One of the adult instructors at the summer day camp was a baseball, track, and swimming coach at a Chicago high school. We persuaded him to spend some time with us when the little kids were involved in activities that didn't require his attention. Under his supervision we did a variety of exercises and ran quarter-mile warm-ups and wind sprints on a measured, forty-yard course. As I said, I had never been involved in an organized track program, so this was new and probably as close as I'd ever get to such an activity. The coach taught us the correct starting stance, when to come up, and how to stride properly in a dash. In my first attempt at a timed dash I covered the distance in 5.4 seconds. By the end of five weeks of work I had cut my time down to 4.6 seconds. I should mention that we wore gym shoes, not track shoes, and we ran on a grass course. I remember feeling a little frustrated because I couldn't seem to get my time under 4.6 seconds. I felt no strain as I leaped down the course toward the whistle-blowing finish line markers. I felt as though I was flying. It was exhilarating and very satisfying.

As I reflect on a time when running was more important to me than it is today, I realize that I used my very limited vision as well as possible; I also realize that I relied more heavily on alternative techniques of blindness than I would have admitted. I simply could not have competed on anything like an equal basis without them.

It is crucial that blind people who engage the world around us devise techniques that work, but they should also rely on the experience of other blind people for information and suggestions. One shouldn't have to reinvent the wheel.

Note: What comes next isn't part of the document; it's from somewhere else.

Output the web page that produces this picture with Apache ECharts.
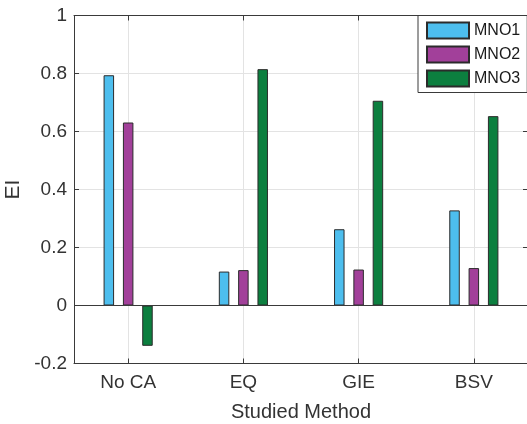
<!DOCTYPE html>
<html>
<head>
<meta charset="utf-8">
<script src="https://cdn.jsdelivr.net/npm/echarts@6/dist/echarts.min.js"></script>
<style>
  html, body { margin: 0; padding: 0; background: #fff; }
  #chart { width: 527px; height: 424px; }
</style>
</head>
<body>
<div id="chart"></div>
<script>
// Studied methods on the horizontal axis
const categories = ['No CA', 'EQ', 'GIE', 'BSV'];
// EI values per operator
const mno1 = [0.794, 0.117, 0.263, 0.328];
const mno2 = [0.631, 0.122, 0.124, 0.129];
const mno3 = [-0.139, 0.815, 0.706, 0.653];
const seriesNames = ['MNO1', 'MNO2', 'MNO3'];
const seriesColors = ['#4DBEEE', '#A2409A', '#0C7F3F'];
// Vertical axis range
const yMin = -0.2, yMax = 1, yStep = 0.2;

const FONT = 'Liberation Sans, Arial, Helvetica, sans-serif';
const AXIS_COLOR = '#3a3a3a';
const TEXT_COLOR = '#333333';
const catPositions = categories.map((c, i) => i + 1);

const chart = echarts.init(document.getElementById('chart'), null, { renderer: 'canvas' });

function toPairs(values) {
  return values.map((v, i) => [catPositions[i], v]);
}

const seriesValues = [mno1, mno2, mno3];
const series = seriesValues.map((vals, k) => ({
  name: seriesNames[k],
  type: 'bar',
  xAxisIndex: 0,
  yAxisIndex: 0,
  data: toPairs(vals),
  barWidth: 10.5,
  barGap: '84%',
  itemStyle: { color: seriesColors[k], borderColor: '#2b2b2b', borderWidth: 1 },
  emphasis: { disabled: true },
  animation: false
}));

// zero baseline across the plot
series[0].markLine = {
  silent: true,
  symbol: 'none',
  label: { show: false },
  lineStyle: { color: AXIS_COLOR, width: 1, type: 'solid' },
  data: [{ yAxis: 0 }],
  animation: false
};

const xCommon = {
  type: 'value',
  min: 0.53,
  max: 4.47,
  axisLine: { show: true, onZero: false, lineStyle: { color: AXIS_COLOR, width: 1 } },
  axisTick: { show: true, inside: true, length: 5, customValues: catPositions, lineStyle: { color: AXIS_COLOR } },
  axisLabel: {
    customValues: catPositions,
    formatter: v => categories[Math.round(v) - 1] || '',
    color: TEXT_COLOR, fontFamily: FONT, fontSize: 19, margin: 10
  }
};

const yCommon = {
  type: 'value',
  min: yMin,
  max: yMax,
  interval: yStep,
  axisLine: { show: true, onZero: false, lineStyle: { color: AXIS_COLOR, width: 1 } },
  axisTick: { show: true, inside: true, length: 5, lineStyle: { color: AXIS_COLOR } }
};

chart.setOption({
  backgroundColor: '#ffffff',
  animation: false,
  grid: { left: 74, top: 15.5, width: 454, height: 348, containLabel: false, outerBoundsMode: 'none' },
  legend: {
    data: seriesNames,
    orient: 'vertical',
    left: 418,
    top: 15.5,
    padding: [6, 7, 5, 8],
    itemWidth: 42,
    itemHeight: 16,
    itemGap: 6,
    itemTextGap: 6,
    icon: 'rect',
    backgroundColor: '#ffffff',
    borderColor: AXIS_COLOR,
    borderWidth: 1,
    borderRadius: 0,
    selectedMode: false,
    textStyle: { color: '#1a1a1a', fontFamily: FONT, fontSize: 16, lineHeight: 16 }
  },
  xAxis: [
    Object.assign({}, xCommon, {
      position: 'bottom',
      name: 'Studied Method',
      nameLocation: 'middle',
      nameGap: 39,
      nameTextStyle: { color: TEXT_COLOR, fontFamily: FONT, fontSize: 20 },
      splitLine: { show: true, lineStyle: { color: '#e3e3e3', width: 1 } }
    }),
    Object.assign({}, xCommon, {
      position: 'top',
      axisLabel: { show: false },
      splitLine: { show: false }
    })
  ],
  yAxis: [
    Object.assign({}, yCommon, {
      position: 'left',
      name: 'EI',
      nameLocation: 'middle',
      nameGap: 47,
      nameTextStyle: { color: TEXT_COLOR, fontFamily: FONT, fontSize: 21 },
      axisLabel: {
        formatter: v => String(Math.round(v * 10) / 10),
        color: TEXT_COLOR, fontFamily: FONT, fontSize: 19, margin: 7
      },
      splitLine: { show: true, lineStyle: { color: '#e3e3e3', width: 1 } }
    }),
    Object.assign({}, yCommon, {
      position: 'right',
      axisLabel: { show: false },
      splitLine: { show: false }
    })
  ],
  series: series
});
</script>
</body>
</html>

Heavy reliance on mechanical devices or on instruction from manuals robs a blind person of the opportunity to be creative and realize the satisfaction of meeting and resolving a challenge. I endured bumps, cuts, and bruises in my athletic-competition days, but I would do it all again if given the chance, and I hope I would have the good fortune and the sense to play and compete with the same kind of creative, adventurous people as I did the first time around.